Re: Last Call: UTF-16

From: Frank da Cruz (fdc@watsun.cc.columbia.edu)
Date: Wed Aug 18 1999 - 09:52:52 EDT


"Martin J. Duerst" <duerst@w3.org> wrote:
> At 22:26 99/08/17 -0700, Eric Brunner wrote:
> > >This still does not mean the Internet should endorse or promote the
> > >use of private character sets, or even allow it.
> >
> > Like Ken, I've found something in this thread that bothers me.
> > The IR and the rhetoric surrounding it. Not UTF16, not by a very
> > long shot.
>
> Same for me. Besides the points already noted, it should be
> noticed that the IR, despite its seemingly widereaching
> abbreviation, by full title is:
>
> INTERNATIONAL REGISTER OF CODED CHARACTER SETS TO BE USED WITH
> ESCAPE SEQUENCES ...
>
This is all quite true and, like Eric, I recognize that national governments
are not necessarily (or ever) the best caretakers of the languages and
writing systems of their peoples.

At the end of the tunnel we have Unicode / ISO 10646. So far there seems to
have been surprisingly little politics involved in getting characters used
in writing any language at all into it and this is a remarkable achievement.

But until the UCS has replaced everything else, we still need interchange
standards based on existing character sets, and which body in the world
should catalog and register these sets? The IANA? How will they choose
among competing proposals? How will they exercise quality control? How
will they document each character set? How will they resist pressure from
giant corporations to bend the Internet this way or that?

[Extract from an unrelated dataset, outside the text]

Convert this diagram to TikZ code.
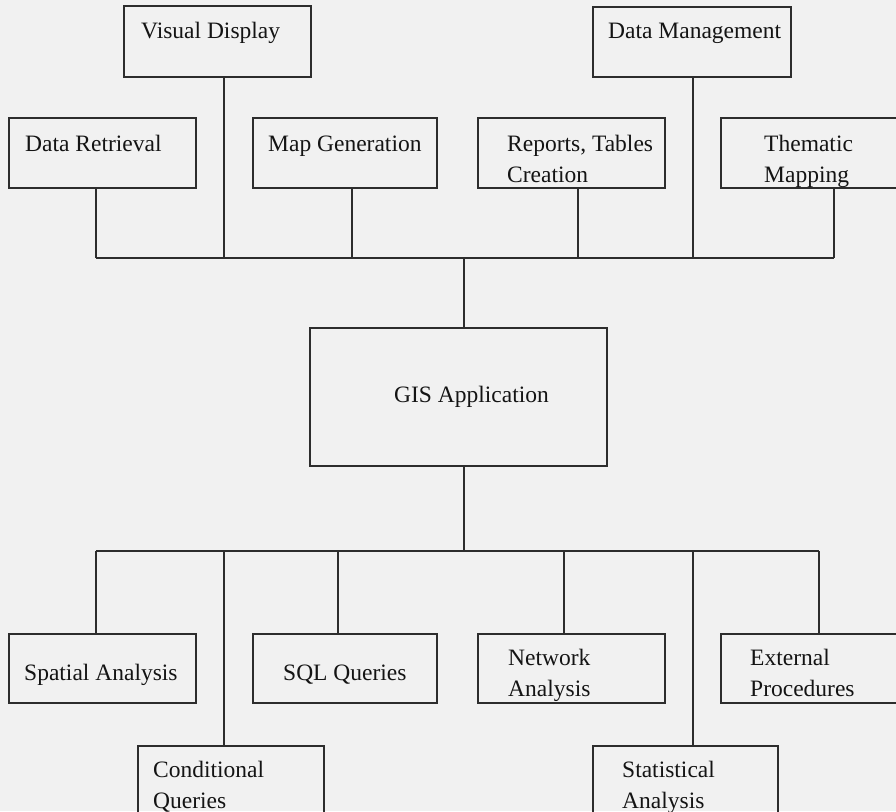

Eric speaks of alphabets needed for native American languages. What is the
ideal situation? Should new single-byte character sets be created for them,
which eventually will find their way into the UCS? Should we exert pressure
on our national bodies to create national standards for these new sets? Or,
as Ken advocates, should we "keep resisting the addition of more 8-bit
character encodings that add to the legacy problem and that add to the
registry messes." In that case, the problem involves only existing sets,
and then I think the IR serves a useful function.